Tamara Kantzes: Reports on her first year with CI

Tamara (Tammy) Kantzes was in both the ACL Pre-Institute that I taught last summer on creating a CI Latin Classroom as well as the Pedagogy Rusticatio sponsored by SALVI.  Tammy has written a response to Keith Toda’s recent blog on end of the year things. Please read his post, and this one from Tammy.  They offer real reports from what teachers are doing learning, feeling, thinking and reflecting on as they make these transitions from traditional Latin classrooms to CI classrooms.  Much thanks to Tammy for allowing us to post her report here.  Bob Patrick

 

Keith,

I have been reading your blog since day 1!  Each time I needed inspiration, it seemed that you had posted something new and I tried it.  I have 10 instructional days left, and I am proud to say that I have also made it through an entire year of teaching using CI techniques.  I am so incredibly burned out and exhausted.  I remember you telling me that you had tried teaching this way before and only made it for about 6-9 weeks before reverting to familiarity because TCI was challenging and exhausting.  I am definitely exhausted and plagued with self-doubt, but I’m already making plans to implement this style into the next level of Latin and how to improve what I did this year.

I have failed in all those ways which you have listed.  In addition, I have the self-talk, self-doubt happening: What have I done to these students?  Have I really taught them anything?  Most of them don’t use endings to make themselves clear, but they are aware of the endings.  What should they know and be able to do?  (I have started looking at ACTFL’s “I can” statements, but that is entirely overwhelming.)  Have I “dumbed down” the curriculum?  How can I take away the textbook which, I think, forces me to be more vocabulary centered while sheltering the grammar?  If I don’t have a textbook, then what do I do?  At this point, I really need structure to help guide me, which the textbook gives me; I need more help in how to plan for this approach.  This year was “flying by the seat of my pants” on a daily basis – exhausting.  To make matters worse, the National Latin Exam made me feel like a huge failure.  I have never taught to the test, but in the past we have always had lots of Latin I awards including medals.  This year we had two.  O me miseram!  We won’t even talk about AP.

On the other hand, I had a similar experience as you when an observer came to my Latin Literature classroom.  Granted, these are students that I have taught for either four or five years; they are not all four percenters, but close.  While we have always used questioning techniques with reading passages in Ecce Romani, we never really did much in the way of oral Latin when we moved to authentic Latin.  I love my Latin Literature class because we have no AP test at the end, and we can just enjoy Latin Literature at a leisurely pace.  They also let me practice on them.  Sounds lovely, doesn’t it?  We were reading Ovid’s Daphne and Apollo. The observer is situated in the back of the room.  We quickly moved from English into Latin and began talking about the passage that they had prepared the night before.
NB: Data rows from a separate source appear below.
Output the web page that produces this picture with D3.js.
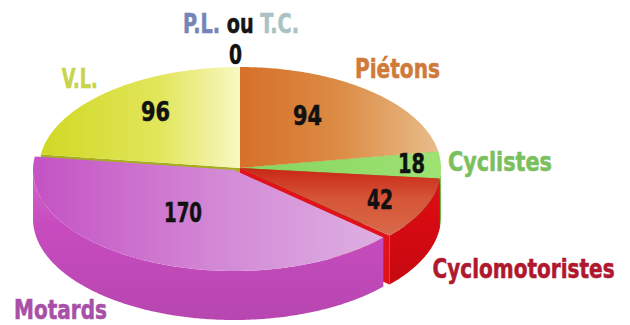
<!DOCTYPE html>
<html>
<head>
<meta charset="utf-8">
<script src="https://cdn.jsdelivr.net/npm/d3@7"></script>
<style>
  html, body { margin: 0; padding: 0; background: #ffffff; }
  svg { display: block; }
  text { font-family: 'DejaVu Sans', sans-serif; font-stretch: condensed; font-weight: bold; }
</style>
</head>
<body>
<svg id="chart" width="630" height="325"></svg>
<script>
// ---- data ----
const categories = ["P.L. ou T.C.", "Piétons", "Cyclistes", "Cyclomotoristes", "Motards", "V.L."];
const values = [0, 94, 18, 42, 170, 96];

// ---- style / layout ----
const W = 630, H = 325;
const cx = 240, cy = 168, rx = 201, ry = 101, depth = 49;
const explode = [[0,0],[0,0],[0,0],[0,0],[-6,2],[0,0]];
const topStops = [
  [["#7585b5",0],["#7585b5",1]],
  [["#d6702a",0],["#dc8c44",0.5],["#e8bc8c",1]],
  [["#86d45e",0],["#9ee274",1]],
  [["#c92616",0],["#d65538",0.45],["#d86a4a",1]],
  [["#c452c4",0],["#d286d4",0.5],["#ddb0e2",1]],
  [["#d0d824",0],["#e2e65c",0.6],["#f8f8c2",1]]
];
const gradAxis = ["x","x","x","y","x","x"];
const sideColor = ["#6070a0","#c86a28","#74c04c","#d80a12","#c84cc0","#c8cc30"];
const sideTop   = ["#6070a0","#d07a38","#84cc5c","#dc1018","#d468cc","#d4d840"];
const faceColor = ["#6070a0","#b8621e","#6cae44","#e0121a","#b640ae","#a8ac20"];
const labelColor = ["#000","#d07a3a","#7cc05e","#b0182e","#a850a8","#c8d44c"];
const nameNudge = [[1,-34],[-15,-13],[7,6],[9,69],[-135.5,57],[-46,-4]];
const nameWidth = [116, 85, 104, 182, 93, 36];
const nameAnchor = ["middle","start","start","start","start","start"];
const numberK = [[0,1.158],[0.52,0.694],[0.854,1.66],[0.7625,0.755],[0.604,0.458],[0.639,0.743]];
const numberDx = [-4.5,0,0,0,0,0];
const numberDy = [3,0,0,0,0,0];
const numberWidth = [13, 29, 27, 26, 38, 29];
const fontSize = 24, scaleY = 1.14;

const svg = d3.select("#chart");
const defs = svg.append("defs");

const arcs = d3.pie().sort(null).value(d => d)(values);

function P(a, i, k = 1, dz = 0) {
  const [ox, oy] = explode[i];
  return [cx + ox + rx * k * Math.sin(a), cy + oy - ry * k * Math.cos(a) + dz];
}
function arcPts(a0, a1, i, dz) {
  const n = Math.max(2, Math.ceil((a1 - a0) / 0.01));
  const pts = [];
  for (let j = 0; j <= n; j++) pts.push(P(a0 + (a1 - a0) * j / n, i, 1, dz));
  return pts;
}
const line = pts => "M" + pts.map(p => p[0].toFixed(2) + "," + p[1].toFixed(2)).join("L") + "Z";

// gradients
arcs.forEach((d, i) => {
  const g = defs.append("linearGradient").attr("id", "top" + i).attr("gradientUnits", "userSpaceOnUse");
  if (gradAxis[i] === "x") {
    const xs = arcPts(d.startAngle, d.endAngle, i, 0).map(p => p[0]).concat([cx + explode[i][0]]);
    g.attr("x1", d3.min(xs)).attr("x2", d3.max(xs)).attr("y1", 0).attr("y2", 0);
  } else {
    const ys = arcPts(d.startAngle, d.endAngle, i, 0).map(p => p[1]).concat([cy + explode[i][1]]);
    g.attr("x1", 0).attr("x2", 0).attr("y1", d3.min(ys)).attr("y2", d3.max(ys));
  }
  topStops[i].forEach(([c, o]) => g.append("stop").attr("offset", o).attr("stop-color", c));
  const s = defs.append("linearGradient").attr("id", "side" + i).attr("x1", 0).attr("x2", 0).attr("y1", 0).attr("y2", 1);
  s.append("stop").attr("offset", 0).attr("stop-color", sideTop[i]);
  s.append("stop").attr("offset", 0.35).attr("stop-color", sideColor[i]);
  s.append("stop").attr("offset", 1).attr("stop-color", d3.color(sideColor[i]).darker(0.25));
});

const wallG = svg.append("g");
const topG = svg.append("g");

const isExploded = i => explode[i][0] !== 0 || explode[i][1] !== 0;
const order = arcs.map((d, i) => i)
  .filter(i => arcs[i].endAngle > arcs[i].startAngle)
  .sort((a, b) => {
    if (isExploded(a) !== isExploded(b)) return isExploded(a) ? 1 : -1;
    const ma = (arcs[a].startAngle + arcs[a].endAngle) / 2, mb = (arcs[b].startAngle + arcs[b].endAngle) / 2;
    return -Math.cos(ma) + Math.cos(mb);
  });

order.forEach(i => {
  const d = arcs[i];
  const c0 = P(0, i, 0, 0), c1 = P(0, i, 0, depth);
  [[d.startAngle, Math.sin(d.startAngle) < 0], [d.endAngle, Math.sin(d.endAngle) > 0]].forEach(([a, vis]) => {
    if (!vis) return;
    wallG.append("path")
      .attr("d", line([c0, P(a, i, 1, 0), P(a, i, 1, depth), c1]))
      .attr("fill", faceColor[i]);
  });
  const s = Math.max(d.startAngle, Math.PI / 2), e = Math.min(d.endAngle, 3 * Math.PI / 2);
  if (s < e) {
    const pts = arcPts(s, e, i, 0).concat(arcPts(s, e, i, depth).reverse());
    wallG.append("path").attr("d", line(pts)).attr("fill", "url(#side" + i + ")");
  }
});

order.forEach(i => {
  const d = arcs[i];
  const pts = [P(0, i, 0, 0)].concat(arcPts(d.startAngle, d.endAngle, i, 0));
  topG.append("path").attr("d", line(pts)).attr("fill", "url(#top" + i + ")");
});

// fit a text to a target width with a condensed, slightly tall look
function fit(t, x, y, targetW) {
  t.attr("x", 0).attr("y", 0);
  const natural = t.node().getComputedTextLength();
  const sx = targetW / natural;
  t.attr("transform", `translate(${x},${y}) scale(${sx},${scaleY})`);
}

const labG = svg.append("g");
// number labels
arcs.forEach((d, i) => {
  const mid = (d.startAngle + d.endAngle) / 2;
  const x = cx + explode[i][0] + rx * numberK[i][0] * Math.sin(mid) + numberDx[i];
  const y = cy + explode[i][1] - ry * numberK[i][1] * Math.cos(mid) + numberDy[i];
  const t = labG.append("text")
    .attr("text-anchor", "middle")
    .attr("font-size", fontSize)
    .attr("fill", "#111")
    .attr("stroke", "#111").attr("stroke-width", 0.5)
    .text(values[i]);
  fit(t, x, y + fontSize * 0.365 * scaleY, numberWidth[i]);
});

// category labels
arcs.forEach((d, i) => {
  const mid = (d.startAngle + d.endAngle) / 2;
  const rim = P(mid, i, 1, 0);
  const t = labG.append("text")
    .attr("text-anchor", nameAnchor[i])
    .attr("font-size", fontSize)
    .attr("fill", labelColor[i])
    .attr("stroke-width", 0.5);
  if (i === 0) {
    const parts = categories[0].split(" ");
    t.append("tspan").attr("fill", "#7585b5").attr("stroke", "#7585b5").text(parts[0] + " ");
    t.append("tspan").attr("fill", "#151515").attr("stroke", "#151515").text(parts[1] + " ");
    t.append("tspan").attr("fill", "#a9c2c4").attr("stroke", "#a9c2c4").text(parts[2]);
  } else {
    t.attr("stroke", labelColor[i]).text(categories[i]);
  }
  fit(t, rim[0] + nameNudge[i][0], rim[1] + nameNudge[i][1], nameWidth[i]);
});
</script>
</body>
</html>
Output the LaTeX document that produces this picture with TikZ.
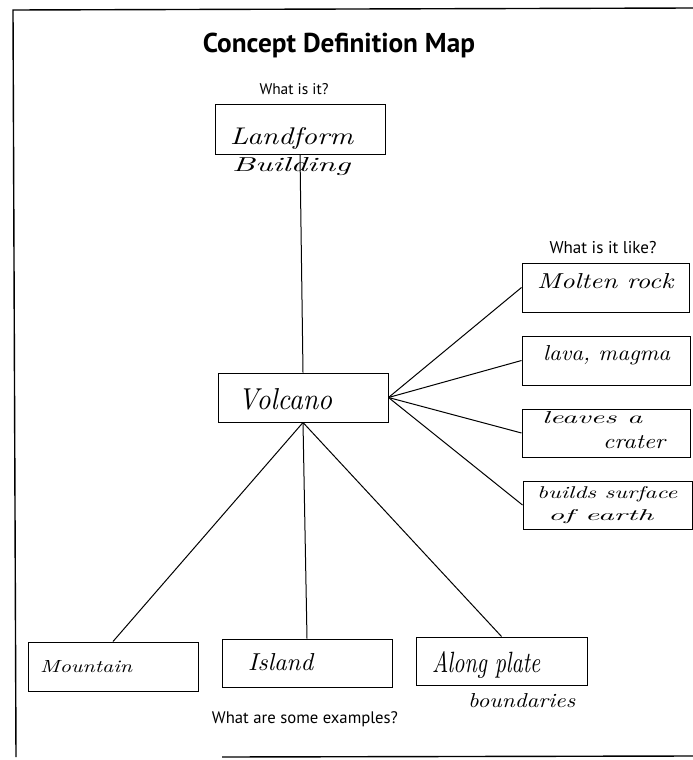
\documentclass[tikz,border=0pt]{standalone}
\usepackage{fontspec}
\usepackage{graphicx}
\newfontfamily\labfont{PT Sans}
\newcommand{\hw}[3]{\resizebox{#1pt}{#2pt}{\itshape #3}}
\newcommand{\lab}[2]{\resizebox{#1pt}{!}{\labfont #2}}
\begin{document}
\begin{tikzpicture}[x=1pt,y=-1pt,
  box/.style={draw, line width=1pt, inner sep=0pt, minimum width=170pt, minimum height=48pt},
  conn/.style={line width=1pt},
  frame/.style={line width=1.4pt},
  hand/.style={anchor=base west, inner sep=0pt},
  qlabel/.style={anchor=base, inner sep=0pt}]
\useasboundingbox (0,0) rectangle (693,760);
% frame
\coordinate (f1) at (693,8);
\coordinate (f2) at (13,10);
\coordinate (f3) at (16,757);
\coordinate (f4) at (222,757);
\coordinate (f5) at (693,756);
\draw[frame] (f1) -- (f2) -- (f3);
\draw[frame] (f4) -- (f5);
% title and questions
\node[qlabel] (title) at (339,53) {\resizebox{272pt}{!}{\labfont\bfseries Concept Definition Map}};
\node[qlabel] (q1) at (294,95) {\lab{69}{What is it?}};
\node[qlabel] (q2) at (603,253) {\lab{107}{What is it like?}};
\node[qlabel] (q3) at (305,723) {\lab{186}{What are some examples?}};
% boxes
\node[box, minimum width=170pt, minimum height=50pt] (landform) at (300,129) {};
\node[box, minimum width=170pt, minimum height=49pt] (volcano) at (303,397.5) {};
\node[box, minimum width=167pt, minimum height=49pt] (molten) at (605.5,287.5) {};
\node[box, minimum width=168pt, minimum height=49pt] (lava) at (606,360.5) {};
\node[box, minimum width=168pt, minimum height=48pt] (leaves) at (606,433) {};
\node[box, minimum width=169pt, minimum height=48pt] (builds) at (607.5,505) {};
\node[box, minimum width=170pt, minimum height=49pt] (mountain) at (113,666.5) {};
\node[box, minimum width=170pt, minimum height=48pt] (island) at (307,663) {};
\node[box, minimum width=171pt, minimum height=48pt] (along) at (501.5,661) {};
% handwriting
\node[hand] (t1) at (230,144) {\hw{123}{17}{Landform}};
\node[hand] (t2) at (232,171) {\hw{118}{14}{Building}};
\node[hand] (t3) at (238,409) {\hw{94}{21}{Volcano}};
\node[hand] (t4) at (537,288) {\hw{136}{15}{Molten rock}};
\node[hand] (t5) at (543,360) {\hw{127}{15}{lava, magma}};
\node[hand] (t6) at (542,423) {\hw{100}{12}{leaves a}};
\node[hand] (t7) at (603,448) {\hw{62}{13}{crater}};
\node[hand] (t8) at (537,498) {\hw{140}{12}{builds surface}};
\node[hand] (t9) at (548,520) {\hw{105}{11}{of earth}};
\node[hand] (t10) at (40,672) {\hw{92}{12}{Mountain}};
\node[hand] (t11) at (248,670) {\hw{65}{17}{Island}};
\node[hand] (t12) at (432,672) {\hw{108}{21}{Along plate}};
\node[hand] (t13) at (468,707) {\hw{107}{14}{boundaries}};
% connectors
\draw[conn] (landform.south) -- (volcano.north);
\draw[conn] (volcano.east) -- (molten.west);
\draw[conn] (volcano.east) -- (lava.west);
\draw[conn] (volcano.east) -- (leaves.west);
\draw[conn] (volcano.east) -- (builds.west);
\draw[conn] (volcano.south) -- (mountain.north);
\draw[conn] (volcano.south) -- (island.north);
\draw[conn] (volcano.south) -- (along.north);
\end{tikzpicture}
\end{document}
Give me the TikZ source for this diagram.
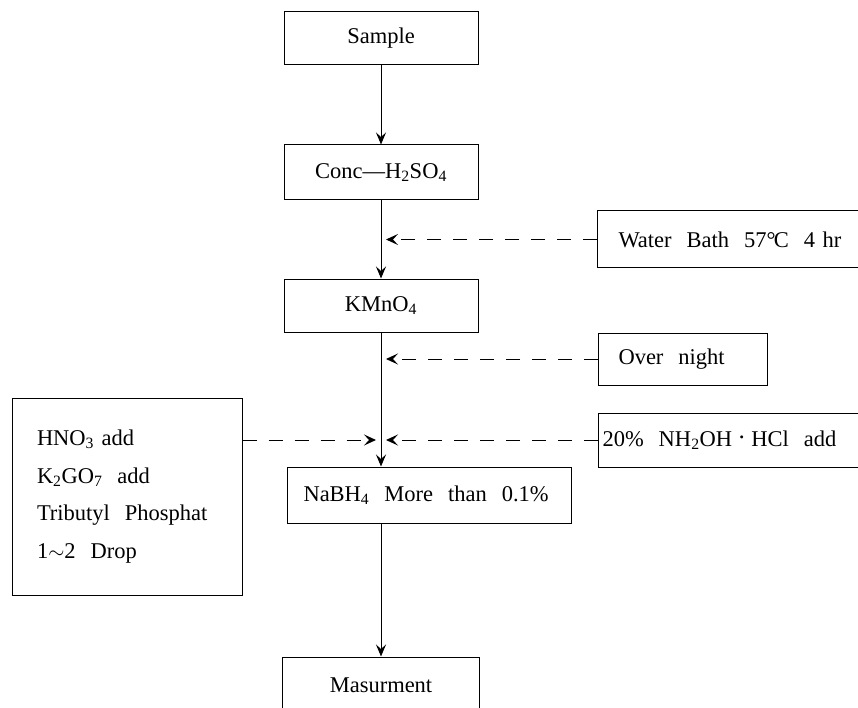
\documentclass[tikz,border=0pt]{standalone}
\usepackage{fontspec}
\usepackage{graphicx}
\setmainfont{Liberation Serif}
\usetikzlibrary{arrows.meta}
\newcommand\lo[1]{\textsubscript{#1}}
\newcommand\mdot{\raisebox{0.45ex}{\scalebox{0.55}{\textbullet}}}
\tikzset{
  box/.style={draw,line width=1pt,inner sep=0pt,font=\fontsize{22.5}{26}\selectfont},
  flow/.style={line width=1pt,-{Stealth[length=12pt,width=10pt,inset=4.5pt]}},
  dasharrow/.style={line width=1pt,dash pattern=on 14pt off 12pt,-{Stealth[length=12pt,width=11pt,inset=5pt]},shorten >=5pt}
}
\begin{document}
\begin{tikzpicture}[x=1pt,y=-1pt]
\useasboundingbox (0,0) rectangle (858,708);
% main column
\node[box,minimum width=194pt,minimum height=53pt] (sample) at (381,38.5) {Sample};
\node[box,minimum width=194pt,minimum height=55pt] (conc) at (381,172.5) {Conc---H\lo{2}SO\lo{4}};
\node[box,minimum width=194pt,minimum height=53pt] (kmno) at (381,305.5) {KMnO\lo{4}};
\node[box,anchor=west,minimum height=56pt,inner xsep=16pt,text width=252pt,align=left] (nab) at (287,495) {NaBH\lo{4}\ \ More\ \ than\ \ 0.1\%};
\node[box,minimum width=197pt,minimum height=56pt] (mas) at (381,685) {Masurment};
% right boxes
\node[box,anchor=west,minimum height=57pt,inner xsep=21pt,text width=223pt,align=left] (water) at (597,239.5) {Water\ \ Bath\ \ 57°\kern-0.08em C\ \ 4 hr};
\node[box,anchor=west,minimum height=52pt,inner xsep=20pt,text width=129pt,align=left] (night) at (598,359) {Over\ \ night};
\node[box,anchor=west,minimum height=54pt,inner xsep=4pt,text width=256pt,align=left] (twenty) at (598,440) {20\%\ \ NH\lo{2}OH\ \mdot\ HCl\ \ add};
% left box
\node[box,minimum width=230pt,minimum height=197pt,inner xsep=25pt,text width=180pt,align=left,font=\fontsize{22.5}{37.7}\selectfont] (left) at (127,496.5) {HNO\lo{3} add\\K\lo{2}GO\lo{7}\ \ add\\Tributyl\ \ Phosphat\\1$\sim$2\ \ Drop};
% flow arrows
\draw[flow] (sample.south) -- (conc.north);
\draw[flow] (conc.south) -- (kmno.north);
\draw[flow] (kmno.south) -- (kmno.south |- nab.north);
\draw[flow] (kmno.south |- nab.south) -- (mas.north);
% dashed arrows
\draw[dasharrow] (water.west) -- (water.west -| conc.south);
\draw[dasharrow] (night.west) -- (night.west -| kmno.south);
\draw[dasharrow] (twenty.west) -- (twenty.west -| kmno.south);
\draw[dasharrow] (left.east |- twenty.west) -- (twenty.west -| kmno.south);
\end{tikzpicture}
\end{document}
Once I stated “tantum Latine,” we were entirely in Latin guided by questions that I had prepared the night before.  I did not know how this was going to go!  It went beautifully; we had remained in Latin for the better part of the class period talking about the literature, laughing at Cupid shooting his arrow (i.e. one of the student’s demonstration and sound effects), describing various students as “lascivus,” and making fun of Apollo’s proud self. My observer said, “I always love watching your class and your interactions with your students.  You have a great rapport with them; they really respond to you.”  They really respond to me?  I was speaking in Latin, and they were not tuning me out!

I know teaching CI is the way to go; I’ve always wanted to teach this way since grad school where I was the only Classics major in methodology courses populated with modern language students.  This desire was further fueled by another degree in TESOL where Krashen’s Language Acquisition theory was a focal point.  I attended two conventicula hoping that would get me started.  Twenty-two years later,Rusticatio and the Pedogogy workshop taught me how to use CI with my minimal Latin speaking abilities and gave me confidence to try it. That same feeling I had with my Latin Literature students during that particular class (because I had some validation), I want in all levels.  I’m just not entirely sure how to get there.  I had glimmers of it throughout the year in level one when we worked on stories.  On the other hand, looking at the textbook we are using, we have “covered” only half the chapters we usually do; and I don’t feel like most of my students use any of those grammatical concepts well.  Then Krashen’s Language Acquisition theory pops into my head: so it’s okay if they don’t use an accusative ending where they should, I understand them, right? ugh!  Here is where I start down the rabbit hole of self-doubt again.  I’ll end this post now, but I will not give up!

Looking forward to the summer…15 more days.  I can do this.